Figure scripts:
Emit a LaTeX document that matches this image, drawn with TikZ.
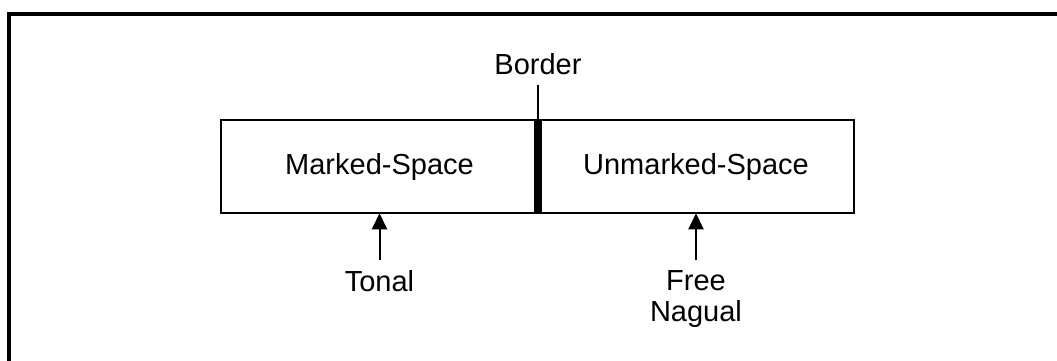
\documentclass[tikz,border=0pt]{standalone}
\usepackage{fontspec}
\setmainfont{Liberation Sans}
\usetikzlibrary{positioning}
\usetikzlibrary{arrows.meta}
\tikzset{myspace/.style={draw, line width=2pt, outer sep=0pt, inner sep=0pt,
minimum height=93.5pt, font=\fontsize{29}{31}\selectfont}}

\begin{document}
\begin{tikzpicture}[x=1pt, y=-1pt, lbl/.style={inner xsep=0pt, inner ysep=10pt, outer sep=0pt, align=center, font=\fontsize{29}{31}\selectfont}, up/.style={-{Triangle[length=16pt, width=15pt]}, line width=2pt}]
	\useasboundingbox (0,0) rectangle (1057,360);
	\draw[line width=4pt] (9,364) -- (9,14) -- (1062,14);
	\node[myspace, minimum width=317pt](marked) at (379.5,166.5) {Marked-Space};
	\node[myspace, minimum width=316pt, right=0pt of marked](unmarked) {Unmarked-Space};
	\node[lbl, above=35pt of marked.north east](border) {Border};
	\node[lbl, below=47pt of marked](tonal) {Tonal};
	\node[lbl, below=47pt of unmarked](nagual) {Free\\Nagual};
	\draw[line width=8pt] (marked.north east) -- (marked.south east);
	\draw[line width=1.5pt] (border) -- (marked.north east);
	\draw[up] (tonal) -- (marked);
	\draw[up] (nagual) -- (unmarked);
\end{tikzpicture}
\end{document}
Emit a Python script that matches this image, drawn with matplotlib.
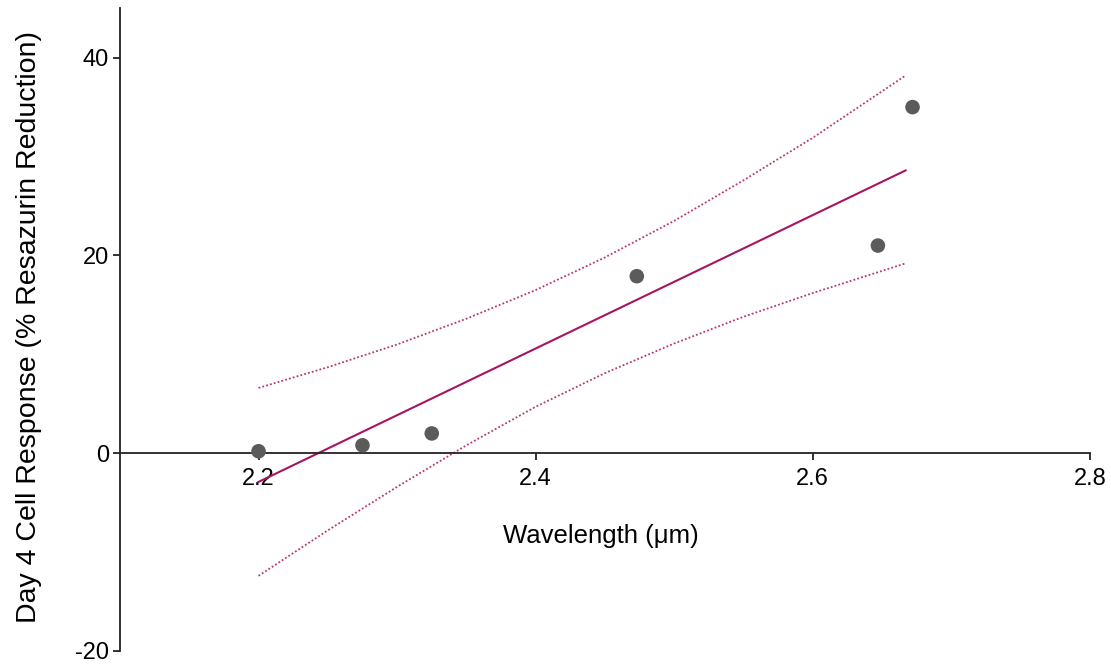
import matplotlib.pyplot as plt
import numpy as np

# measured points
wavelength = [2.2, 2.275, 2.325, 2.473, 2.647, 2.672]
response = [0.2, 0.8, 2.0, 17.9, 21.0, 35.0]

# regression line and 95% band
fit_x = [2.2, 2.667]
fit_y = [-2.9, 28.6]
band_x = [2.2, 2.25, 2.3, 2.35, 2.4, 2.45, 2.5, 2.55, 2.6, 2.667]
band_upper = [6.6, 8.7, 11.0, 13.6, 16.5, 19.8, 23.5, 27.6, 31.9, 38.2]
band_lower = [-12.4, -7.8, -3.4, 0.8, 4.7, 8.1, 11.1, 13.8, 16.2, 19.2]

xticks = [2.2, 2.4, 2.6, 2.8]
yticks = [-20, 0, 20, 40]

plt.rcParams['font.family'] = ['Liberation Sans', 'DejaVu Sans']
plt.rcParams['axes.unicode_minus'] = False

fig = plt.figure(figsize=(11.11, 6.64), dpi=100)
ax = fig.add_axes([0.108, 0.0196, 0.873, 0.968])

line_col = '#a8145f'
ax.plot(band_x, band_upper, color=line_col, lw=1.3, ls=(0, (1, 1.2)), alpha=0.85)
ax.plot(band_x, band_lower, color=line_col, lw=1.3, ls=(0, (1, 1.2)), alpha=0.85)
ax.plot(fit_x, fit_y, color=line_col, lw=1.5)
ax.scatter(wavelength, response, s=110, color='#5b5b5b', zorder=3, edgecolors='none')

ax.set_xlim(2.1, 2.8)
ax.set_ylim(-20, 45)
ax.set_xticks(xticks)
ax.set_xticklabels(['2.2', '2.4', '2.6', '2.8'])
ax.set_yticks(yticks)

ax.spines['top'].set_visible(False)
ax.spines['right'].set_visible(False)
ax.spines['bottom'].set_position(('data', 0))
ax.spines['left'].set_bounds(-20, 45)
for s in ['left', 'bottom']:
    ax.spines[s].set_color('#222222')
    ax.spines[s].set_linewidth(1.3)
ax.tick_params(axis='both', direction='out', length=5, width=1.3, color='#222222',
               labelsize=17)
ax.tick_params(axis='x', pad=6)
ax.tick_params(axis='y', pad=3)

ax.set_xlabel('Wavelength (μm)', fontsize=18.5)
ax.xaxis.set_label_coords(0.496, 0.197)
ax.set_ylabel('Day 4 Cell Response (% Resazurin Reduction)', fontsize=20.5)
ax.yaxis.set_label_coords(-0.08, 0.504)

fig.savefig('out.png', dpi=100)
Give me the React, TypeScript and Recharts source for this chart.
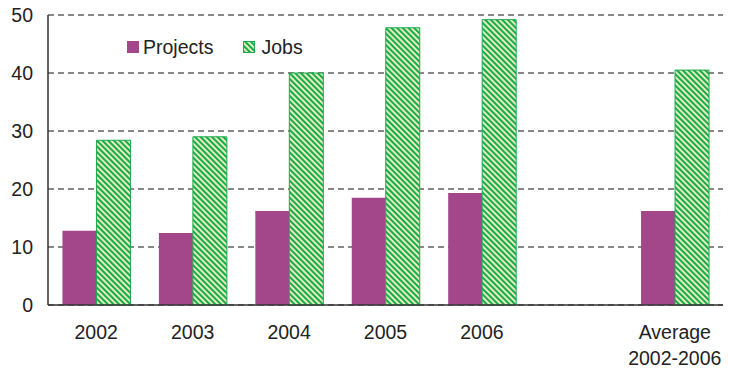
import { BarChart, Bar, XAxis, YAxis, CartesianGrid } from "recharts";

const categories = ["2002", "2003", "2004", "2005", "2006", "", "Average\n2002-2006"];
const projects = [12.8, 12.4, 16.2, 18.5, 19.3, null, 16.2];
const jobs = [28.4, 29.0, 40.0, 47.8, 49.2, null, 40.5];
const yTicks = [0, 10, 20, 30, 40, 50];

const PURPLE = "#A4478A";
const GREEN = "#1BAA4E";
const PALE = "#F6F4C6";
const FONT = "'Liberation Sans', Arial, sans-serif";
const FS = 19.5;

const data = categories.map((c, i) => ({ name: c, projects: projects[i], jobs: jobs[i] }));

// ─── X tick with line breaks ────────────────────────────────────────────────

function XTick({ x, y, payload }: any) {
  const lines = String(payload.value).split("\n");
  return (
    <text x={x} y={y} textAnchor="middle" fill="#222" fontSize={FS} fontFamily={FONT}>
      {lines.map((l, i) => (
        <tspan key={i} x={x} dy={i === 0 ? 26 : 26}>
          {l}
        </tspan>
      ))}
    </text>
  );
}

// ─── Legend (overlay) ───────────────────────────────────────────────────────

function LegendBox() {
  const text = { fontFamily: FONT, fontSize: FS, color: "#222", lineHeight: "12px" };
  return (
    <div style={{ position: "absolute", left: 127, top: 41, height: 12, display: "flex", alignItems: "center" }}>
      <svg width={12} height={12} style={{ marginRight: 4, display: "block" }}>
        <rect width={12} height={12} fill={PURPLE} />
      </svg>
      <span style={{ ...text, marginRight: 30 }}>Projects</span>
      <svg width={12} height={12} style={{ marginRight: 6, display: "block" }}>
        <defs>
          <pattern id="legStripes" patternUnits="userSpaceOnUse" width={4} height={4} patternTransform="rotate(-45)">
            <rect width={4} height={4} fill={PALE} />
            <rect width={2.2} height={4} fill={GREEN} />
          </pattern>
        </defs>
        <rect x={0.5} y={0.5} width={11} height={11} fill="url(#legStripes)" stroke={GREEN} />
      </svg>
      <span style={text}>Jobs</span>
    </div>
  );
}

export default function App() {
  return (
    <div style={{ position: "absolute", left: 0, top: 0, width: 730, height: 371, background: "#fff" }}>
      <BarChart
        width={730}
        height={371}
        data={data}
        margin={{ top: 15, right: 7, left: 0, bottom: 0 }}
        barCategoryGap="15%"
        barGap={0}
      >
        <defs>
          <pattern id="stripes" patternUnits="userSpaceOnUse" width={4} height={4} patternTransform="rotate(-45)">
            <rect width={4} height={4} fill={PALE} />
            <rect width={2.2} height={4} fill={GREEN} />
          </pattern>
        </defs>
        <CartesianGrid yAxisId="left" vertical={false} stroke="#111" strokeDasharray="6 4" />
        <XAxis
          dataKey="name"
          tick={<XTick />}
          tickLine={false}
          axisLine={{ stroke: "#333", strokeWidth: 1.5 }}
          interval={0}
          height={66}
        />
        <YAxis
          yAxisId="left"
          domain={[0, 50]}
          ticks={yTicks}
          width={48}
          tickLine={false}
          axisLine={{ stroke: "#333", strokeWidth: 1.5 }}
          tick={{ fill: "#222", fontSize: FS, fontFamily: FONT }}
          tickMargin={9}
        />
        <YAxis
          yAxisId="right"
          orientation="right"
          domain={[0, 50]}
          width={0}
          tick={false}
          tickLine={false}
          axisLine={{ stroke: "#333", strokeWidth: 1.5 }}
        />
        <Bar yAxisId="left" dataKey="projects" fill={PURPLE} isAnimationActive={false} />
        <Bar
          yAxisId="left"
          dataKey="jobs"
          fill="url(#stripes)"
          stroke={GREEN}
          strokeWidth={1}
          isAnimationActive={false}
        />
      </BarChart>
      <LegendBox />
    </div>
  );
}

---

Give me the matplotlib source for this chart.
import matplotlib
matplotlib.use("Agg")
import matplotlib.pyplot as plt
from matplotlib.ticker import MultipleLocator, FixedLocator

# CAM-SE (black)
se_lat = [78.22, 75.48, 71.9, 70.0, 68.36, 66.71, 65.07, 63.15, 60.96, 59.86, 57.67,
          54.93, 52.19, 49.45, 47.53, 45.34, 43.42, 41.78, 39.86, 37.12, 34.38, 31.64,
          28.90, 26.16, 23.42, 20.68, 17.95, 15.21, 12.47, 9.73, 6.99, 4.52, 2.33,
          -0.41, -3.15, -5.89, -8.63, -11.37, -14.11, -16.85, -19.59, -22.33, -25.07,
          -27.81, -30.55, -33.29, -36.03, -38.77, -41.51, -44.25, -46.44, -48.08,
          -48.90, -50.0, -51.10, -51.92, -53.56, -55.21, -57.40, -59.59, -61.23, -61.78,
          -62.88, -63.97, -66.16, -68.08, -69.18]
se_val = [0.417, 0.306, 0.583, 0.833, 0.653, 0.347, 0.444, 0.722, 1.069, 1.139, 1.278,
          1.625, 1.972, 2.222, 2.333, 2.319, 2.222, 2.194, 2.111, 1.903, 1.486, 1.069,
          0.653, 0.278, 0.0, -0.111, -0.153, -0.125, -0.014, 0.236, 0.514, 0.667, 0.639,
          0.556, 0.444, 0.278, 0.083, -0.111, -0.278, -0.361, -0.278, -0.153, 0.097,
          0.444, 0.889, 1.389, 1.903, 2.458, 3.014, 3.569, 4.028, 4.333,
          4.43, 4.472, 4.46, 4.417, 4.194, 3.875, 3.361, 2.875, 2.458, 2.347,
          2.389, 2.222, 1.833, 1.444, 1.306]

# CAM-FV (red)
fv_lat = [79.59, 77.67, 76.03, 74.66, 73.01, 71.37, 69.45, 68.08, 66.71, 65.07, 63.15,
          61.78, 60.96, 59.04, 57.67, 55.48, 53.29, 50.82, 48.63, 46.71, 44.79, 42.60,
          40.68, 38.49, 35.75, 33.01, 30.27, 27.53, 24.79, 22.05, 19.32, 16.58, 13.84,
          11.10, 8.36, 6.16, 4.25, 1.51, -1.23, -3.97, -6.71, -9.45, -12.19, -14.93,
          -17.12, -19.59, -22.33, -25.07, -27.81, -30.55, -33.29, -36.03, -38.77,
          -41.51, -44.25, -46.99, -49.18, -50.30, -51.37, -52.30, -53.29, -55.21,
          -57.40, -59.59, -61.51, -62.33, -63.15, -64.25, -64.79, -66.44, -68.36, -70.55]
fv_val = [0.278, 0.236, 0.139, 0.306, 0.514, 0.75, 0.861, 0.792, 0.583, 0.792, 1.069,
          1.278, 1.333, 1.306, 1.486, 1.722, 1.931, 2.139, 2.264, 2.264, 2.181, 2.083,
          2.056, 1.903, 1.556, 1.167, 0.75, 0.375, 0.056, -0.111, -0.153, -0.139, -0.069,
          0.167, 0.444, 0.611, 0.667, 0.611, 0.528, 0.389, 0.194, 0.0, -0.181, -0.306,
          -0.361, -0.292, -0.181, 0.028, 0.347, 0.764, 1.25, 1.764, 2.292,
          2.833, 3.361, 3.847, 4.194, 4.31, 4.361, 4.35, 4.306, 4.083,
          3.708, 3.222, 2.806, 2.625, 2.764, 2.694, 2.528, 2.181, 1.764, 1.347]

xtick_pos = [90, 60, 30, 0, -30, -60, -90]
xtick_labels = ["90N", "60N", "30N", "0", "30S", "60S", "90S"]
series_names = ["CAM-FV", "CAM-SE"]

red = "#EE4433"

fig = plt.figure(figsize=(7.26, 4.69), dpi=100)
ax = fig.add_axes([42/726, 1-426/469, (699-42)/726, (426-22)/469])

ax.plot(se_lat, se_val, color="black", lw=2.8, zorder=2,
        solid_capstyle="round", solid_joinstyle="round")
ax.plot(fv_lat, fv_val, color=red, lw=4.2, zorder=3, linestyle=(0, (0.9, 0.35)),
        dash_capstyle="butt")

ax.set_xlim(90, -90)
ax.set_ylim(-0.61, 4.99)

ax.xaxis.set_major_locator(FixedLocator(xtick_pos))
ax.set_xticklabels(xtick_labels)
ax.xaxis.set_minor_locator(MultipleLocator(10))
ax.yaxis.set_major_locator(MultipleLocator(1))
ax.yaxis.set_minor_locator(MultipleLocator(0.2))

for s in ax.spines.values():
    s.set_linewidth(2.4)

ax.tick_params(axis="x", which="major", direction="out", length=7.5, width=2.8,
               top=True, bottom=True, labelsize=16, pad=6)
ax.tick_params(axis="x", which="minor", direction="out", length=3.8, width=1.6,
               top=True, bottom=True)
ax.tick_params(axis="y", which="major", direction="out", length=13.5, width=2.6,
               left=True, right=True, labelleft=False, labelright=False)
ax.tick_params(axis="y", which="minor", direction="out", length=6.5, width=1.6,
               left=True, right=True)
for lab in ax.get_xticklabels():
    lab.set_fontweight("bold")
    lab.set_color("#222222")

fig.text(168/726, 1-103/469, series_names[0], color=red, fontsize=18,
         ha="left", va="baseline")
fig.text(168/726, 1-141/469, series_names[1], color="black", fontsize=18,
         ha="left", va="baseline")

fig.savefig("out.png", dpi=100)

▶ **Exercise objective**
Taking the material above, give again exactly the lines from the one holding "Emit a LaTeX" through the one holding "response = [0.2, 0.8, 2.0, 17.9, 21.0, 35.0]", with both ends and without pictures.

▶ **Exercise result**
Emit a LaTeX document that matches this image, drawn with TikZ.
\documentclass[tikz,border=0pt]{standalone}
\usepackage{fontspec}
\setmainfont{Liberation Sans}
\usetikzlibrary{positioning}
\usetikzlibrary{arrows.meta}
\tikzset{myspace/.style={draw, line width=2pt, outer sep=0pt, inner sep=0pt,
minimum height=93.5pt, font=\fontsize{29}{31}\selectfont}}

\begin{document}
\begin{tikzpicture}[x=1pt, y=-1pt, lbl/.style={inner xsep=0pt, inner ysep=10pt, outer sep=0pt, align=center, font=\fontsize{29}{31}\selectfont}, up/.style={-{Triangle[length=16pt, width=15pt]}, line width=2pt}]
	\useasboundingbox (0,0) rectangle (1057,360);
	\draw[line width=4pt] (9,364) -- (9,14) -- (1062,14);
	\node[myspace, minimum width=317pt](marked) at (379.5,166.5) {Marked-Space};
	\node[myspace, minimum width=316pt, right=0pt of marked](unmarked) {Unmarked-Space};
	\node[lbl, above=35pt of marked.north east](border) {Border};
	\node[lbl, below=47pt of marked](tonal) {Tonal};
	\node[lbl, below=47pt of unmarked](nagual) {Free\\Nagual};
	\draw[line width=8pt] (marked.north east) -- (marked.south east);
	\draw[line width=1.5pt] (border) -- (marked.north east);
	\draw[up] (tonal) -- (marked);
	\draw[up] (nagual) -- (unmarked);
\end{tikzpicture}
\end{document}
Emit a Python script that matches this image, drawn with matplotlib.
import matplotlib.pyplot as plt
import numpy as np

# measured points
wavelength = [2.2, 2.275, 2.325, 2.473, 2.647, 2.672]
response = [0.2, 0.8, 2.0, 17.9, 21.0, 35.0]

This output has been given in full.